I’m not as comfortable during this stay in Germany as I was on my first visit. A xenophobic fever runs high after the fall of the Berlin Wall. Neo-Nazis attack foreigners, asylum seekers, with impunity. There are attacks in Berlin on buses, despite Prussian-like police presence. Further east, the police infrastructure is weak or non-existent. I must travel east to an archive in Merseburg. G. tells me I can’t travel alone. One of my friends from New York sends me several sheets of American flag stickers, which will keep me safe.
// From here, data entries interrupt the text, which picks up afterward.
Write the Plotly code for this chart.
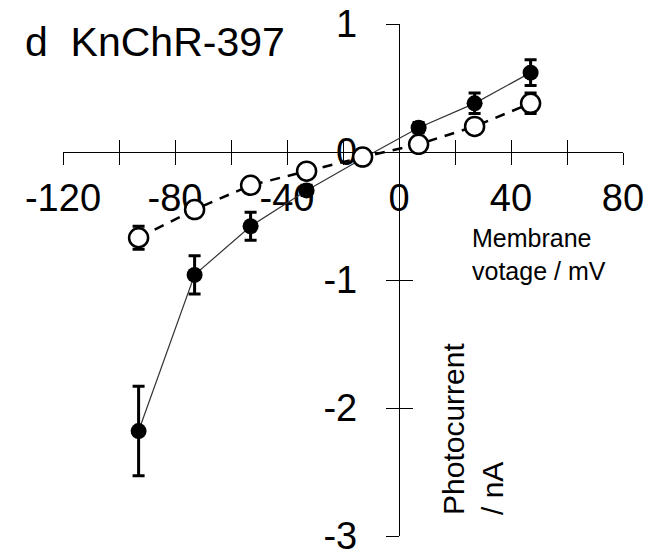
import plotly.graph_objects as go

# Data
voltage = [-93, -73, -53, -33, -13, 7, 27, 47]
filled_current = [-2.18, -0.96, -0.58, -0.30, -0.05, 0.19, 0.38, 0.62]
filled_err = [0.35, 0.15, 0.11, 0.04, 0.03, 0.04, 0.08, 0.10]
open_current = [-0.67, -0.45, -0.26, -0.15, -0.04, 0.06, 0.20, 0.38]
open_err = [0.09, 0.04, 0.03, 0.03, 0.03, 0.03, 0.04, 0.08]

x_tickvals = [-120, -100, -80, -60, -40, -20, 0, 20, 40, 60, 80]
x_ticktext = ["-120", "", "-80", "", "-40", "", "0", "", "40", "", "80"]
y_tickvals = [-3, -2, -1, 0, 1]
y_ticktext = ["-3", "-2", "-1", "0", "1"]

FONT = "Arial, Liberation Sans, sans-serif"

fig = go.Figure()

fig.add_trace(go.Scatter(
    x=voltage, y=filled_current, mode="lines+markers",
    line=dict(color="#333333", width=1.2),
    marker=dict(symbol="circle", size=16, color="black", line=dict(width=0)),
    error_y=dict(type="data", array=filled_err, color="black", thickness=3, width=6),
    showlegend=False, hoverinfo="skip",
))

fig.add_trace(go.Scatter(
    x=voltage, y=open_current, mode="lines+markers",
    line=dict(color="black", width=2.5, dash="10px,8px"),
    marker=dict(symbol="circle", size=19, color="white", line=dict(color="black", width=2.5)),
    error_y=dict(type="data", array=open_err, color="black", thickness=3, width=6),
    showlegend=False, hoverinfo="skip",
))

# dummy trace to realise the overlaying axes that carry the inner half of the ticks
fig.add_trace(go.Scatter(x=[None], y=[None], xaxis="x2", yaxis="y2",
                         showlegend=False, hoverinfo="skip"))

common_x = dict(range=[-120, 80], domain=[0, 1], anchor="free", position=0.75,
                showgrid=False, zeroline=False, tickvals=x_tickvals, automargin=False,
                ticklen=12, tickwidth=1.3, tickcolor="black", layer="below traces")
common_y = dict(range=[-3, 1], domain=[0, 1], anchor="free", position=0.6,
                showgrid=False, zeroline=False, tickvals=y_tickvals, automargin=False,
                ticklen=13, tickwidth=1.3, tickcolor="black", layer="below traces")

fig.update_layout(
    width=660, height=552,
    margin=dict(l=63, r=37, t=24, b=16),
    paper_bgcolor="white", plot_bgcolor="white",
    font=dict(family=FONT, color="black"),
    xaxis=dict(**common_x, ticks="outside", showline=True, linecolor="black", linewidth=1.3,
               ticktext=x_ticktext, tickfont=dict(size=38, family=FONT, color="black"),
               ticklabelstandoff=0, ticklabeloverflow="allow"),
    yaxis=dict(**common_y, ticks="outside", showline=True, linecolor="black", linewidth=1.3,
               ticktext=y_ticktext, tickfont=dict(size=38, family=FONT, color="black"),
               ticklabelstandoff=21, ticklabeloverflow="allow"),
    xaxis2=dict(**common_x, overlaying="x", ticks="inside", showline=False,
                showticklabels=False),
    yaxis2=dict(**common_y, overlaying="y", ticks="inside", showline=False,
                showticklabels=False),
    title=dict(text="d  KnChR-397", x=25/660, xanchor="left", xref="container",
               y=1 - 42/552, yanchor="middle", yref="container",
               font=dict(size=41, family=FONT, color="black")),
    annotations=[
        dict(text="Membrane<br>votage / mV", xref="paper", yref="paper",
             x=(470 - 63) / 560, y=(536 - 222) / 512, xanchor="left", yanchor="top",
             align="left", showarrow=False,
             font=dict(size=25, family=FONT, color="black")),
        dict(text="Photocurrent<br>/ nA", xref="paper", yref="paper", textangle=-90,
             x=(473 - 63) / 560, y=(536 - 429) / 512, xanchor="center", yanchor="middle",
             align="left", showarrow=False,
             font=dict(size=30, family=FONT, color="black")),
    ],
)

fig.write_html("out.html")
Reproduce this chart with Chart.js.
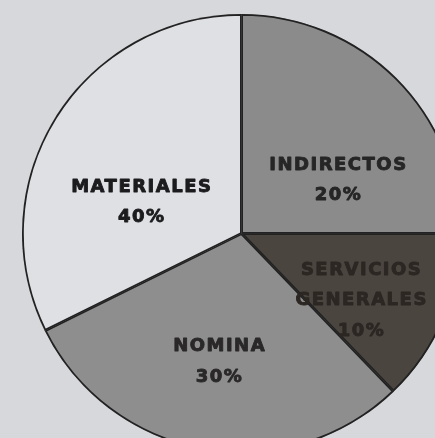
<!DOCTYPE html>
<html>
<head>
<meta charset="utf-8">
<script src="https://cdn.jsdelivr.net/npm/chart.js@4/dist/chart.umd.min.js"></script>
<style>
  html, body { margin: 0; padding: 0; width: 435px; height: 438px; overflow: hidden; background: #d7d8dc; }
  #wrap { position: absolute; left: 22px; top: 14px; width: 439px; height: 439px; }
</style>
</head>
<body>
<div id="wrap"><canvas id="c"></canvas></div>
<script>
// Categories, drawn slice sizes and printed labels
const categories = ["INDIRECTOS", "SERVICIOS GENERALES", "NOMINA", "MATERIALES"];
const sliceShares = [25, 12.8, 29.9, 32.3];
const printedPercents = ["20%", "10%", "30%", "40%"];
const labelLines = [["INDIRECTOS"], ["SERVICIOS", "GENERALES"], ["NOMINA"], ["MATERIALES"]];

const fillColors = ["#8b8b8b", "#4b4540", "#8e8e8e", "#dfe0e4"];
const textColors = ["#262626", "#2c2723", "#2a2828", "#1c1c1e"];
// label placement: [fraction of radius, angle shift in degrees from slice middle]
const labelPlace = [[0.51, 15], [0.62, 5], [0.58, 0], [0.48, -13]];

const labelPlugin = {
  id: 'sliceLabels',
  afterDatasetsDraw(chart) {
    const ctx = chart.ctx;
    const meta = chart.getDatasetMeta(0);
    ctx.save();
    ctx.textAlign = 'center';
    ctx.textBaseline = 'middle';
    ctx.font = 'bold 18px "DejaVu Sans", Arial, sans-serif';
    try { ctx.letterSpacing = '1.5px'; } catch (e) {}
    ctx.lineWidth = 0.9;
    ctx.lineJoin = 'round';
    meta.data.forEach((arc, i) => {
      const p = arc.getProps(['x', 'y', 'startAngle', 'endAngle', 'outerRadius'], true);
      const mid = (p.startAngle + p.endAngle) / 2 + labelPlace[i][1] * Math.PI / 180;
      const r = p.outerRadius * labelPlace[i][0];
      const cx = p.x + Math.cos(mid) * r;
      const cy = p.y + Math.sin(mid) * r + 3;
      const lines = labelLines[i].concat([printedPercents[i]]);
      const lh = 30.5;
      const y0 = cy - (lines.length - 1) * lh / 2;
      ctx.fillStyle = textColors[i];
      ctx.strokeStyle = textColors[i];
      lines.forEach((t, k) => {
        ctx.fillText(t, cx, y0 + k * lh);
        ctx.strokeText(t, cx, y0 + k * lh);
      });
    });
    ctx.restore();
  }
};

new Chart(document.getElementById('c'), {
  type: 'pie',
  data: {
    labels: categories,
    datasets: [{
      data: sliceShares,
      backgroundColor: fillColors,
      borderColor: "#222222",
      borderWidth: 1.5,
      borderAlign: 'inner'
    }]
  },
  options: {
    responsive: true,
    maintainAspectRatio: false,
    animation: false,
    layout: { padding: 0 },
    plugins: { legend: { display: false }, tooltip: { enabled: false } }
  },
  plugins: [labelPlugin]
});
</script>
</body>
</html>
East and West Berlin is still divided by culture. The former East Germans are called Ossies by West Germans, the Wessies. When I look for an apartment at a rental agency, the nice young man points to the map of Berlin, identifying each Nazigebiet (Nazi area) in East Berlin. The apartments are cheap because they have no central heating. I encounter an Englishwoman, who reports she was attacked by skinheads. The new fascism is equal opportunity.

At a party, I meet a skinhead who is anti-fascist. He’s part of an anti-fascist skinhead group.

Kreuzberg is where the Turkish “guest-workers” live. No neo-Nazi or fascist skinhead turns up there because the Turks fight back. So do the Autonome, the anarchists who break up skinhead rallies with bricks and wooden clubs

New York

Now at ___ University, straight out of Straight Man. These people, my putative colleagues, are beleaguered. What was an attempt at making unity turns rancorous. The lead organizer, accused of exclusion, which he denies, but which everyone knows is true, leaves the table, the room, the universe, ten minutes before quitin’ time. Then, before that, another one – one of my putative colleagues – says something like “I am the only ___ woman left and that tells me I HAVE NO FUTURE HERE.” You can fill in that blank. I stifled the urge to laugh for this person had challenged some logical laws, if not physical ones. “This is really bad,” I conclude, washing my mind of an hour and a quarter of wasted words.